L'arrière-grand-père de Françoise Romand était homme à tout faire chez les frères Lumière, à la Ciotat. C'est ainsi que les "inventeurs" le capturèrent dans leur objectif : le garnement dans L'Arroseur arrosé, c'est lui. Lorsqu'elle intègre l'IDHEC, l'école de cinéma parisienne ancêtre de la FEMIS, en 1974, alors que le film est montré à ses camarades de promotion, elle peut revendiquer sa filiation.
La jeune cinéaste va d'emblée se tourner vers le documentaire en y mêlant fiction et fantaisie. La réalité, rien que la réalité, mais montrée non pas comme une succession d'informations, mais comme une quête de la vérité des êtres, s'intéressant à la place du Je dans la narration, à la question de l'identité, travaillant l'empathie et l'auto-mise en scène de ses personnages.
Tourné en 1985, Mix-Up ou Méli-Mélo, un film sur deux enfants échangées par erreur à la naissance en Angleterre, obtient une reconnaissance critique aux États-Unis. Après sa découverte par Vincent Canby du New York Times, le journaliste du Chicago Reader, Jonathan Rosenbaum, le sélectionne premier des dix meilleurs films de 1988 et dans les 15 meilleurs des années 1980 aux côtés de ceux de Ridley Scott, Martin Scorsese, John Cassavetes, ou Chris Marker.

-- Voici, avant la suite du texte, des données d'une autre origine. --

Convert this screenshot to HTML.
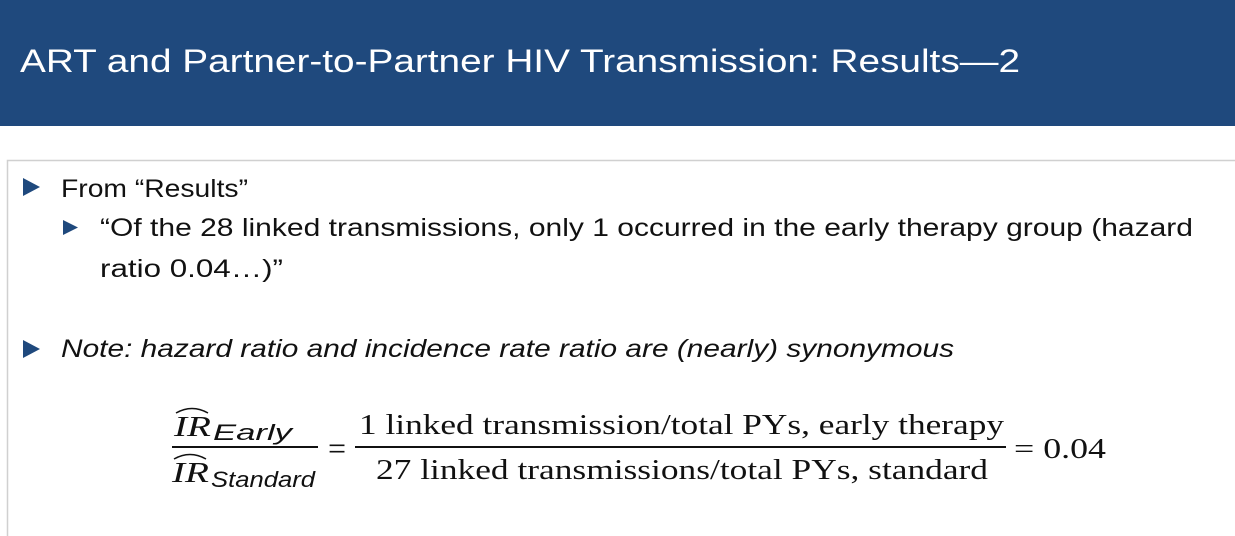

Appelez-moi Madame (1986), sur la vie d'un transsexuel dans un village de Normandie, sera également remarqué pour son regard documentaire qui tranche avec les habitudes journalistiques. Elle évite le commentaire pour mieux montrer et donner à comprendre. Les Miettes du purgatoire (1992) met en scène deux jumeaux vivant en symbiose avec leurs parents très âgés. Dans Passé Composé (1994) un homme à la recherche douloureuse de son passé rencontre une femme amnésique qui fuit le sien, et dans Vice Vertu et Vice Versa (1996), deux voisines de palier, l'une prostituée de luxe, l'autre intellectuelle au chômage, s'échangent leurs vies,
Après un séjour – au tournant de l'an 2000 – à Harvard où elle est invitée pendant un an à dispenser des cours de cinéma, elle s'attelle en 2007 et 2008, à la mise en situation de ses films, présentés dans l'intimité d'appartements privés, avec la complicité de ses voisins et d'une armée de guides qu'elle nomme les "anges". L'expérience deviendra un film : Ciné-Romand. On y découvre d'un film l'autre, d'un logement l'autre, un cinéma engagé du côté de l'humain. Comme sa réalisatrice.